Desperation And Heartbreak In Philippine City Flattened By Super Typhoon Haiyan

“People are dirty, hungry, and thirsty,” one shop owner in Tacloban said. “A few more days and they will begin to kill each other.”

UPDATE — Nov. 13, 1:50 a.m. ET: The official death toll rose Wednesday to 2,275 people. Some 3,665 were reported injured and 80 others missing, the Philippines government said.

Survivors of Super Typhoon Haiyan, which hit the Philippines on Nov. 9, are beginning to realize that the deadly storm was just the start of their struggle, as food shortages forced desperate residents to turn to looting.

Families take refuge in an indoor basketball stadium at the Tacloban City Convention Center. Edgar Su / Reuters

Village councillor Edward Gualberto, a father of four, rummaged through a wrecked home in nothing but basketball shorts.

“I am a decent person. But if you have not eaten in three days, you do shameful things to survive,” he told Agence France-Presse while digging out canned goods. “This typhoon has stripped us of our dignity … but I still have my family and I am thankful for that.”

Residents take sacks of medical items from the pharmacy. Romeo Ranoco / Reuters

Some survivors have been breaking into shops to steal anything they can get their hands on, witnesses said.

Pastry shop owner Emma Bermejo said she thought the lack of relief goods would lead people to “begin to kill each other.” “This is shameful,” she said. “We have been hit by a catastrophe and now our businesses are gone. Looted. I can understand if they take our food and water, they can have it. But TV sets? Washing machines?”

Children carry pails of drinking water past graffiti calling for help. Romeo Ranoco / Reuters

Though two Air Force planes arrived at Tacloban’s wrecked airport this morning, the planes could only carry a few hundred of the more than 3,000 people hoping to escape the city’s devastation, where corpses still litter the ground.

Military personnel carry a woman after she fainted while waiting in line to leave the town on military air transport.

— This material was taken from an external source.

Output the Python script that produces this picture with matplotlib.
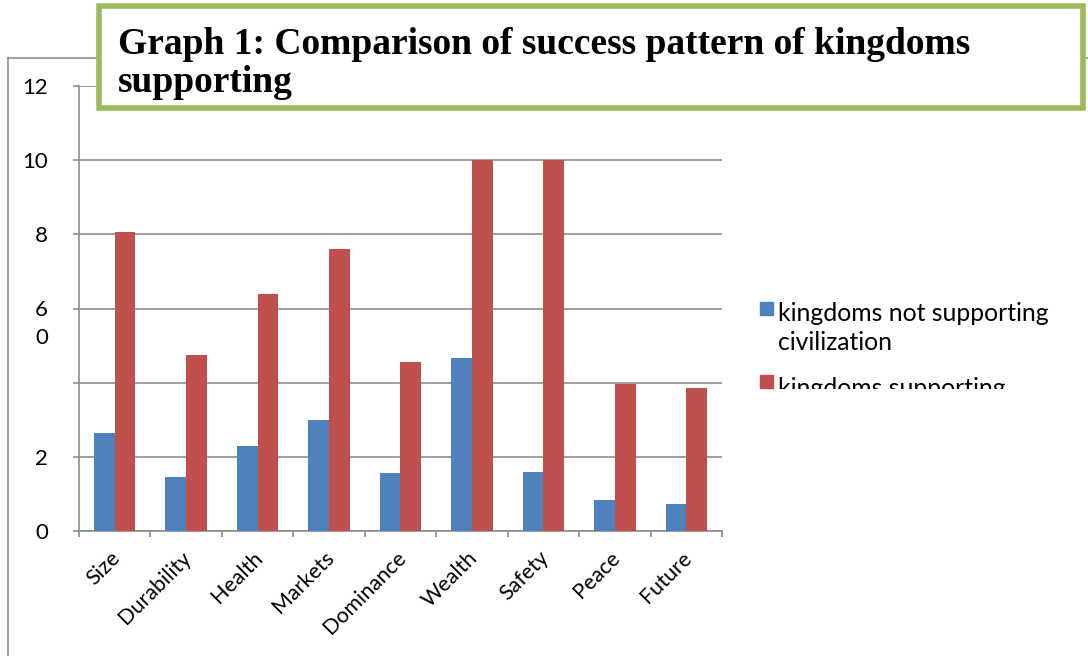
import matplotlib
matplotlib.use("Agg")
import matplotlib.pyplot as plt
from matplotlib.patches import Rectangle
from matplotlib.lines import Line2D
from matplotlib.transforms import Bbox
import numpy as np

categories = ["Size", "Durability", "Health", "Markets", "Dominance",
              "Wealth", "Safety", "Peace", "Future"]
not_supporting = [2.64, 1.46, 2.29, 2.99, 1.56, 4.66, 1.59, 0.84, 0.73]
supporting = [8.06, 4.74, 6.39, 7.60, 4.56, 10.0, 10.0, 3.96, 3.85]
series_names = ["kingdoms not supporting\ncivilization", "kingdoms supporting"]
ytick_vals = [0, 2, 4, 6, 8, 10, 12]
ytick_text = ["0", "2", "", "6", "8", "10", "12"]

blue = "#4F81BD"
red = "#C0504D"
gray = "#8C8C8C"
label_font = "Lato"

W, H = 1088, 656
fig = plt.figure(figsize=(W / 100, H / 100), dpi=100)


def fx(px):
    return px / W


def fy(px):
    return 1 - px / H


# outer chart frame (top and left edges visible)
fig.add_artist(Line2D([fx(8), 1.0], [fy(58), fy(58)], transform=fig.transFigure,
                      color=gray, lw=1.2))
fig.add_artist(Line2D([fx(8), fx(8)], [0, fy(58)], transform=fig.transFigure,
                      color=gray, lw=1.2))

ax = fig.add_axes([fx(79), fy(531), fx(722 - 79), (531 - 86) / H])
x = np.arange(len(categories))
bw = 0.29
ax.bar(x - bw / 2, not_supporting, bw, color=blue, zorder=3)
ax.bar(x + bw / 2, supporting, bw, color=red, zorder=3)

ax.set_xlim(-0.5, len(categories) - 0.5)
ax.set_ylim(0, 12)
ax.set_yticks(ytick_vals)
ax.set_yticklabels(ytick_text, fontfamily=label_font, fontsize=16)
ax.yaxis.grid(True, color=gray, lw=1.2, zorder=0)
ax.tick_params(axis="y", length=4.5, width=1.2, color=gray, pad=18)
# stray digit below the 6 label
fig.text(fx(48), fy(338), "0", ha="right", va="center", fontfamily=label_font, fontsize=16)

ax.set_xticks(np.arange(len(categories) + 1) - 0.5)
ax.set_xticklabels([])
ax.tick_params(axis="x", length=4.5, width=1.2, color=gray)
for i, c in enumerate(categories):
    ax.text(i - 0.07, -0.45, c, rotation=45, rotation_mode="anchor", ha="right", va="top",
            fontfamily=label_font, fontsize=15.5)

for s in ["top", "right"]:
    ax.spines[s].set_visible(False)
for s in ["left", "bottom"]:
    ax.spines[s].set_color(gray)
    ax.spines[s].set_linewidth(1.2)

# legend drawn by hand; the second entry is cut off at the bottom
fig.add_artist(Rectangle((fx(760), fy(315)), fx(13), 13 / H, transform=fig.transFigure,
                         color=blue))
fig.text(fx(778), fy(350), series_names[0], ha="left", va="baseline",
         fontfamily=label_font, fontsize=17.8, linespacing=1.3)
fig.add_artist(Rectangle((fx(760), fy(388)), fx(13), 13 / H, transform=fig.transFigure,
                         color=red))
t = fig.text(fx(778), fy(396), series_names[1], ha="left", va="baseline",
             fontfamily=label_font, fontsize=17.8)
t.set_clip_box(Bbox.from_extents(740, H - 389, 1080, H - 360))
t.set_clip_on(True)

# title box
fig.add_artist(Rectangle((fx(99), fy(108)), fx(1083 - 99), (108 - 6) / H,
                         transform=fig.transFigure, facecolor="white",
                         edgecolor="#9BBB59", lw=4, zorder=10))
fig.text(fx(118), fy(92), "Graph 1: Comparison of success pattern of kingdoms\nsupporting",
         ha="left", va="baseline", fontfamily="Liberation Serif", fontweight="bold",
         fontsize=27, linespacing=1.1, zorder=11)

fig.savefig("out.png", dpi=100)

Edgar Su / Reuters

CBS News reported there were only about a dozen soldiers to hold back the crowd: “Mothers raised their babies high above their heads in the rain, in hopes of being prioritized. One woman in her 30s lay on a stretcher, shaking uncontrollably.”

“We need help. Nothing is happening,” said Aristone Balute, an 81-year-old who also didn’t get a flight. “We haven’t eaten since yesterday afternoon.” Her clothes were soaked from the rain, and tears streamed down her face.

Typhoon victims line up for free rice at a businessman’s warehouse in Tacloban. Erik De Castro / Reuters

Streets clogged with debris have made it difficult for aid to reach some of the hardest-hit areas. Up to 5,000 people are feared dead.

A woman carrying her child cries in front of Filipino soldiers forming a cordon after she failed to board a military plane evacuating survivors. Bobby Yip / Reuters

U.S. Marines have been dispatched to the city with food, water, and generators, and the U.S. has pledged $20 million in immediate aid. Aircraft carriers credited with saving lives after the 2004 Asian tsunami are expected to arrive soon.

Tacloban residents wait for military flights inside the terminal of the city’s damaged airport. Bobby Yip / Reuters

“I don’t believe there is a single structure that is not destroyed or severely damaged in some way — every single building, every single house,” U.S. Marine Brig. Gen. Paul Kennedy said after flying over Tacloban.

Devastated houses float on sea water. Romeo Ranoco / Reuters

Around 1,000 people are reportedly being treated for wounds at a makeshift clinic with shattered windows.

“It’s overwhelming,” said Air Force Capt. Antonio Tamayo. “We need more medicine. We cannot give anti-tetanus vaccine shots because we have none.”

A soldier carries a woman who had injured her leg to a military C-130 aircraft leaving for Manila. Edgar Su / Reuters

Six trucks of military cadaver collectors have begun to scour the island, but the soldiers are apparently overwhelmed. “There are bodies everywhere, we do not have enough people to get to them,” said one driver.

Bags containing bodies lie in the street in Tacloban. Romeo Ranoco / Reuters

After his brother survived the typhoon, climate change representative Yeb Sano made an emotional speech at the UN’s climate meeting in Warsaw, Poland, pleading for the world to take action to reduce climate change-causing carbon dioxide emissions.